Working at the Adams NHP takes Berman even farther back in time to the 18th and 19th centuries, when the Adams family, including presidents John Adams and John Quincy Adams, lived in several houses in the city of Quincy, just south of Boston. The Adams NHP includes the Peace Field country estate, which was inhabited by four generations of Adams, two smaller 18th century salt-box homes where the two Adams presidents were born and the medieval-style Stone Library, which houses John Quincy Adam’s vast collection of books. Like the Nichols House, the Adams NHP occupies a special place in history for Berman, who has a passion for Revolutionary American history.

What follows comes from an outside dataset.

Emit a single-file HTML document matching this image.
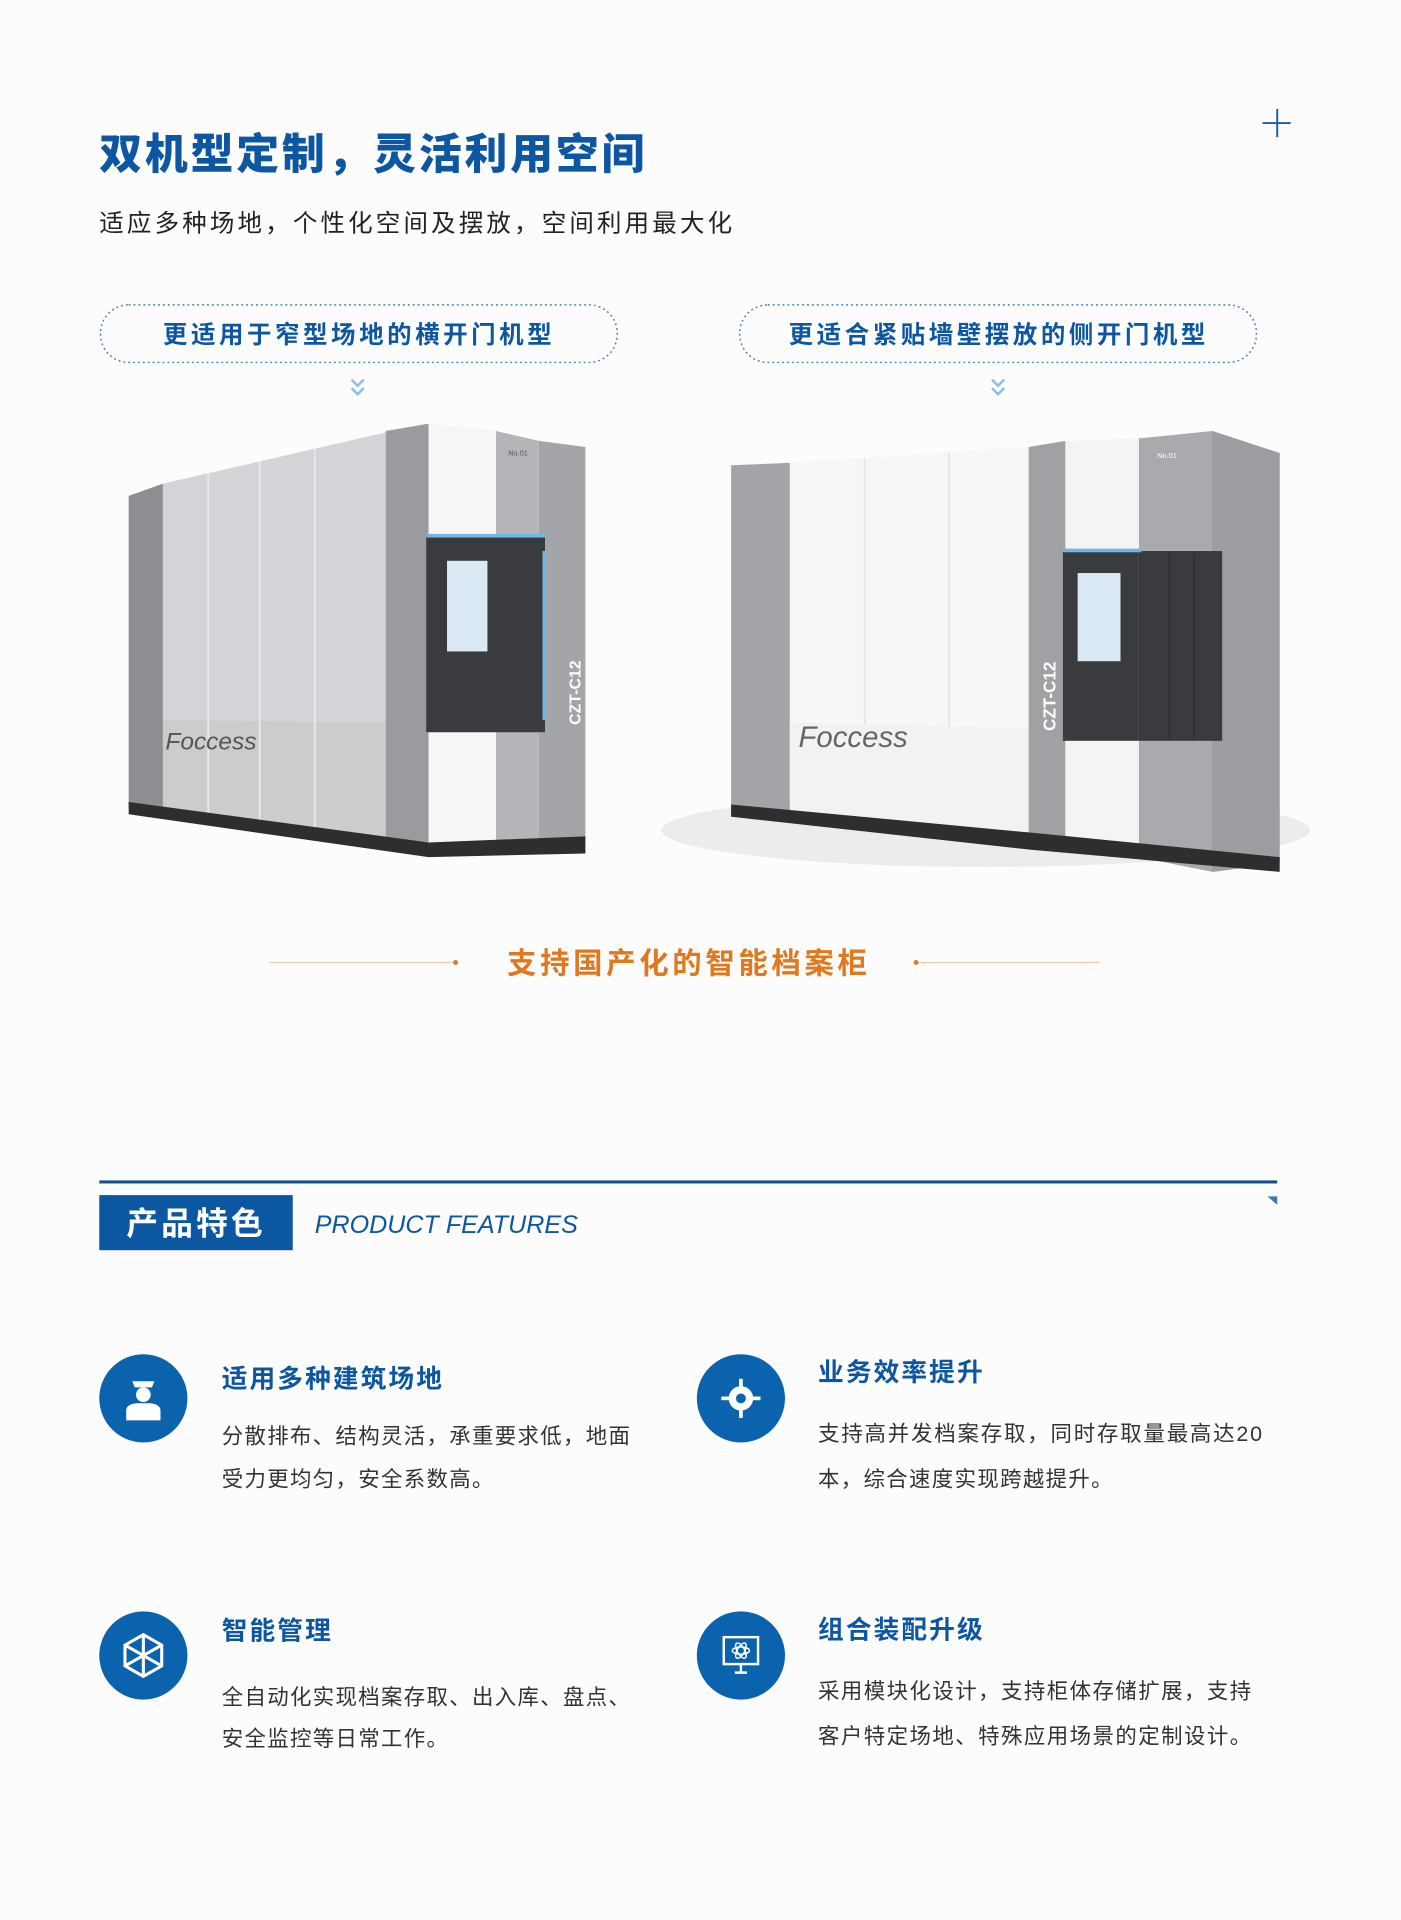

Berman’s internship at the Adams NHP is more curatorial in nature than her internship at the Nicholas House, and she appreciates that both internships expose her to a different side of museum work. She sorts, organizes and catalogs the Adams’ personal papers and artifacts and also inventories and assesses the condition of the houses’ furniture and artwork. She recalls coming across dozens of books marked “property of John Quincy Adams” during her inventory of the Stone Library. She was struck at just how close to history she was. “I’ve been able to go behind the scenes,” she remarked, “to see bits of history and artifacts that the public doesn’t ever see.”
Berman has enjoyed her archival work at the Adams NHP and values the museum administration experience that she has gained interning at the Nichols House. She appreciates the opportunity to delve into museum and archival work in an internship before having to commit to a single career path.